Magician's who saw Hooker's incredible miracle included: Harry Kellar, Houdini, Charles Carter, Adelaide Herrmann, W. J. Hilliar,  Dr. James Elliott, Guy Jarrett, Theo Bamberg and many others. In 1929, Dr. Hooker decided to revive the show but felt he was too old at this point to perform. So he taught the routine to John Mullholland and Dr. Shirley Quimby who presented it for another round of performances. According to Ted Annemann in the Jinx #87, 1938, the effect was bequeathed to Mullholland and Quimby. Annemann quotes The Sphinx of Sept 1936, "for performance from time to time as opportunities occur." However, I don't think the apparatus for the illusion was actually given to Mullholland, rather the opportunity to present the effect. It doesn't appear that Mullholland ever presented the effect after the run in 1929.  The apparatus for the Hooker Rising Card Illusion remained in the Hooker family and eventually with Hooker's grandson who sold it to John Gaughan.

The Hooker Rising Card was presented at two different Los Angeles Conference on Magic History.

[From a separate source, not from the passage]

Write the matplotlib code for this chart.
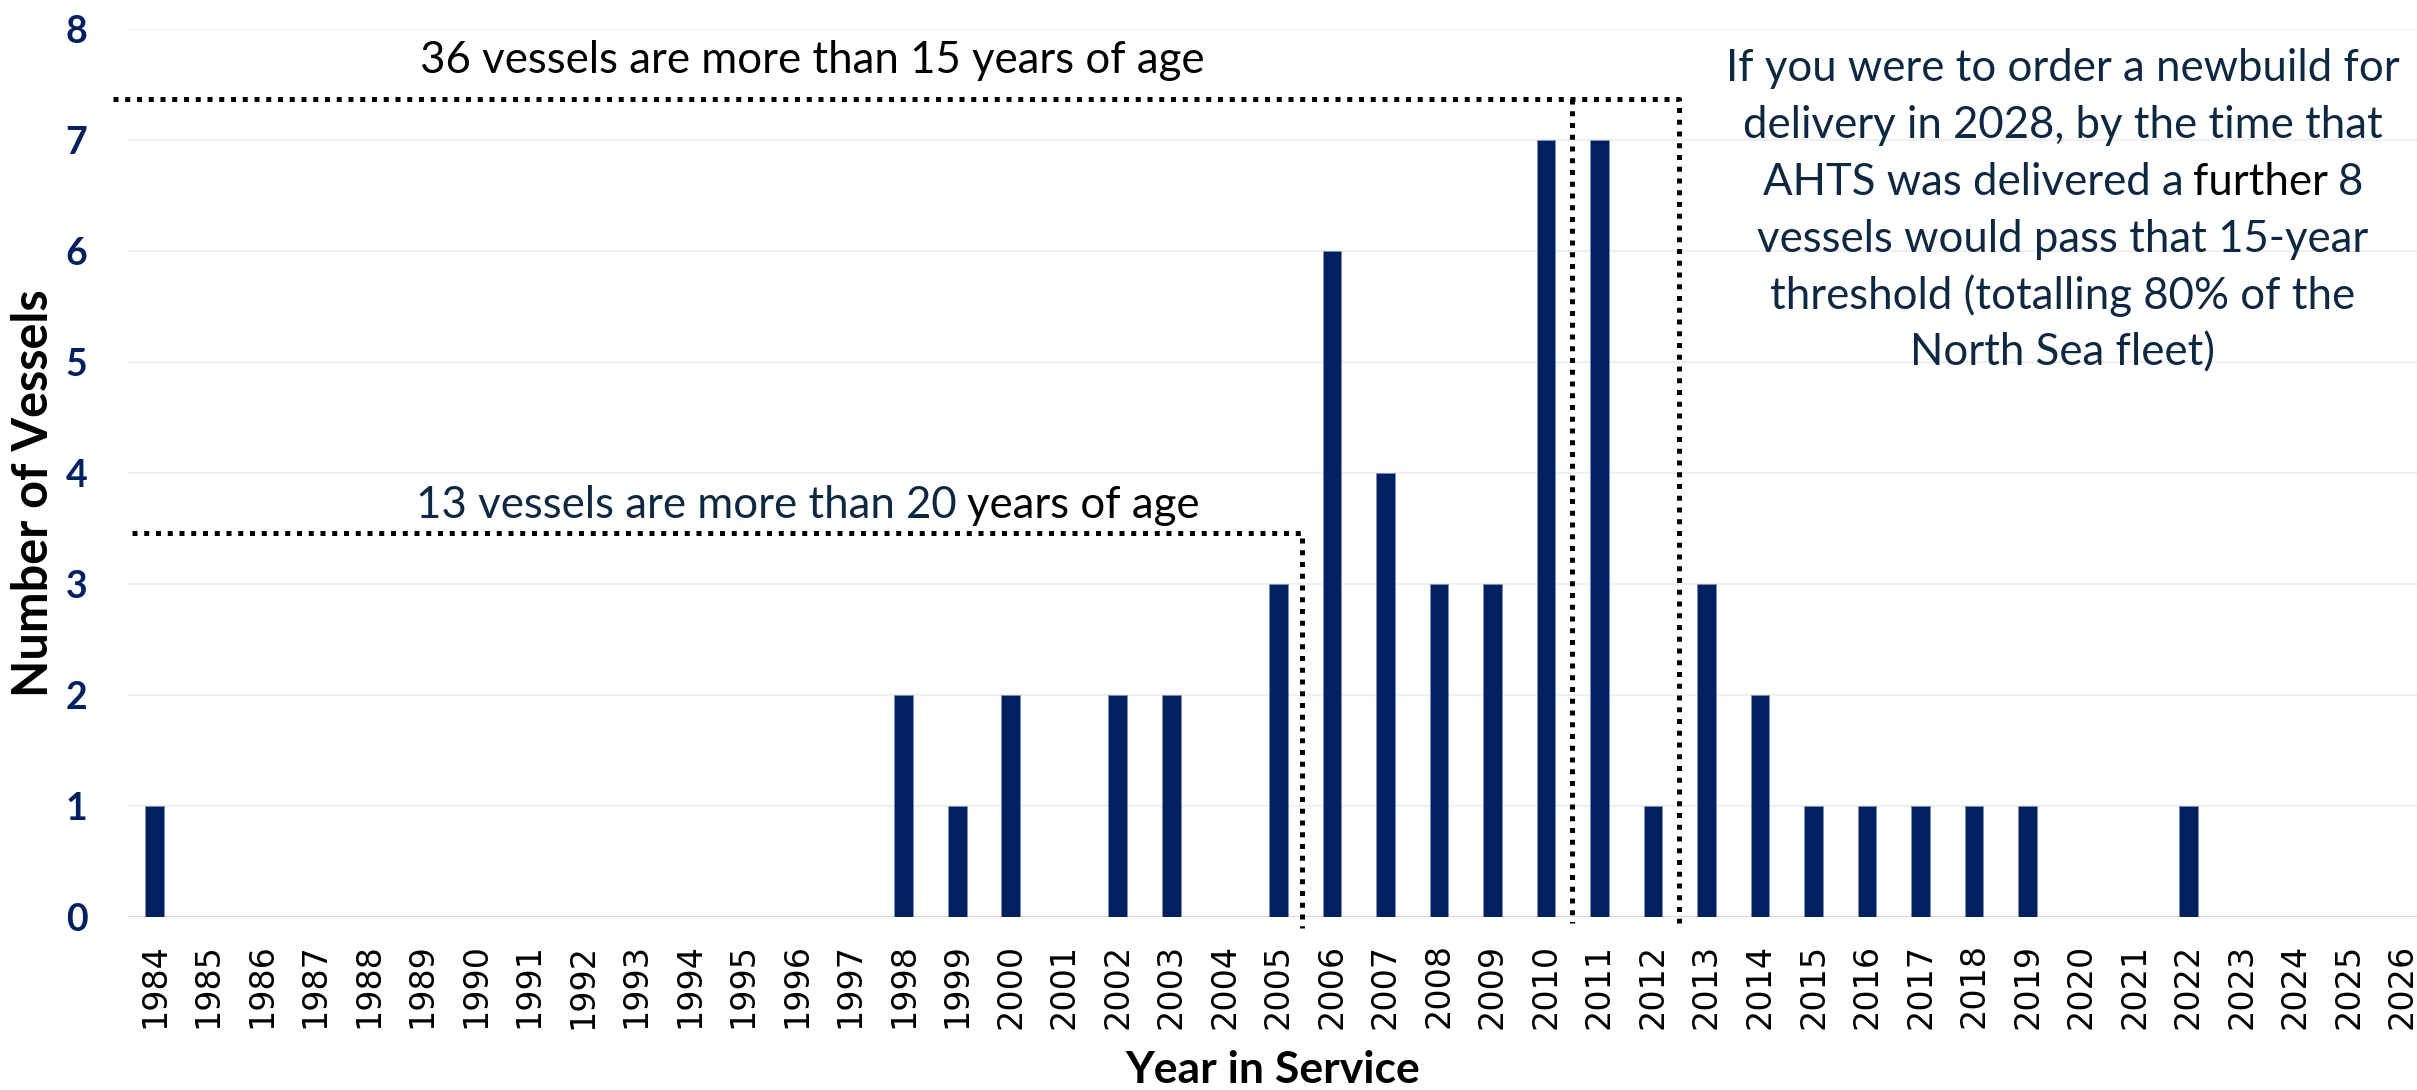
import matplotlib
matplotlib.use("Agg")
import matplotlib.pyplot as plt

# vessel counts by year in service
years = list(range(1984, 2027))
vessels = [1, 0, 0, 0, 0, 0, 0, 0, 0, 0, 0, 0, 0, 0,
           2, 1, 2, 0, 2, 2, 0, 3, 6, 4, 3, 3, 7, 7, 1,
           3, 2, 1, 1, 1, 1, 1, 0, 0, 1, 0, 0, 0, 0]

y_ticks = list(range(0, 9))

note_15 = "36 vessels are more than 15 years of age"
note_20 = [("13 vessels are more than 20", "navy"), ("years of age", "black")]
note_2028 = [
    [("If you were to order a newbuild for", "navy")],
    [("delivery in 2028, by the time that", "navy")],
    [("AHTS was delivered a", "navy"), ("further", "black"), ("8", "navy")],
    [("vessels would pass that 15-year", "navy")],
    [("threshold (totalling 80% of the", "navy")],
    [("North Sea fleet)", "navy")],
]

BAR = "#002060"
NAVY = "#0E2841"
TXT_FONT = "Lato"
TXT_SIZE = 31.5

W, H = 2417, 1090
fig = plt.figure(figsize=(W / 100, H / 100), dpi=100)
ax = fig.add_axes([127.7 / W, 173 / H, (2429 - 127.7) / W, 888 / H])

x = [y - years[0] for y in years]
ax.bar(x, vessels, width=0.35, color=BAR, edgecolor="#8090B8", linewidth=0.6, zorder=3)

ax.set_xlim(-0.5, len(years) - 0.5)
ax.set_ylim(0, 8)
ax.set_xticks(x)
ax.set_xticklabels([str(y) for y in years], rotation=90, fontsize=24,
                   family="DejaVu Sans", color="black")
ax.set_yticks(y_ticks)
ax.set_yticklabels([str(v) for v in y_ticks], fontsize=27, family=TXT_FONT,
                   fontweight="bold", color=BAR)
ax.tick_params(axis="x", length=0, pad=19)
ax.tick_params(axis="y", length=0, pad=29)
for s in ax.spines.values():
    s.set_visible(False)
ax.yaxis.grid(True, color="#F0F0F0", lw=1.6, zorder=0)
ax.axhline(0, color="#D9D9D9", lw=2.2, zorder=2)

fig.text(34 / W, 1 - 493 / H, "Number of Vessels", rotation=90, ha="center",
         va="center", fontsize=35, family=TXT_FONT, fontweight="bold")
fig.text(1273 / W, 0.006, "Year in Service", ha="center", va="baseline",
         fontsize=32, family=TXT_FONT, fontweight="bold")

# dotted brackets
dots = dict(color="black", lw=3.6, linestyle=(0, (1, 1.35)), dash_capstyle="butt",
            clip_on=False, zorder=4)
ax.plot([-0.775, 28.48, 28.48], [7.37, 7.37, -0.054], **dots)
ax.plot([26.48, 26.48], [7.37, -0.054], **dots)
ax.plot([-0.42, 21.45, 21.45], [3.46, 3.46, -0.1], **dots)


def colour(c):
    return NAVY if c == "navy" else c


def multicolor(ax, xc, y, parts):
    # draw pieces side by side, baseline aligned, centred on xc
    first = ax.text(xc, y, parts[0][0], color=colour(parts[0][1]), ha="left",
                    va="bottom", fontsize=TXT_SIZE, family=TXT_FONT, zorder=5)
    pieces = [first]
    prev = first
    for s, c in parts[1:]:
        prev = ax.annotate(s, xy=(1, 0), xycoords=prev, xytext=(0.22 * TXT_SIZE, 0),
                           textcoords="offset points", ha="left", va="bottom",
                           color=colour(c), fontsize=TXT_SIZE, family=TXT_FONT,
                           zorder=5)
        pieces.append(prev)
    return first, pieces, xc


fig.canvas.draw()
r = fig.canvas.get_renderer()

groups = []
ax.text(12.29, 7.6, note_15, ha="center", va="baseline", fontsize=TXT_SIZE,
        family=TXT_FONT, color="black", zorder=5)
groups.append(multicolor(ax, 12.21, 3.52, note_20))
for i, line in enumerate(note_2028):
    groups.append(multicolor(ax, 35.66, 7.46 - i * 0.513, line))

fig.canvas.draw()
for first, pieces, xc in groups:
    x0 = min(p.get_window_extent(r).x0 for p in pieces)
    x1 = max(p.get_window_extent(r).x1 for p in pieces)
    target = ax.transData.transform((xc, 0))[0]
    shift = target - (x0 + x1) / 2
    px, py = ax.transData.transform(first.get_position())
    first.set_position(ax.transData.inverted().transform((px + shift, py)))

fig.savefig("out.png", dpi=100)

John Gaughan restored the original apparatus and together with Jim Steinmeyer, they did their best to recreate a routine based on Hooker's work. The original routine as presented by Dr. Hooker was somewhere between an hour and 90 minutes. The version presented at the magic history conference was twenty minutes. But according to all accounts, the magic of Dr. Samuel Hooker continued to bewilder the best minds in magic of today just as it had done during magic's Golden Age.

One additional note that I found interesting. It turns out that Dr. Hooker, who was a chemist by trade, and a very dedicated amatuer magician, is related to a modern day magician, Paul Romhany.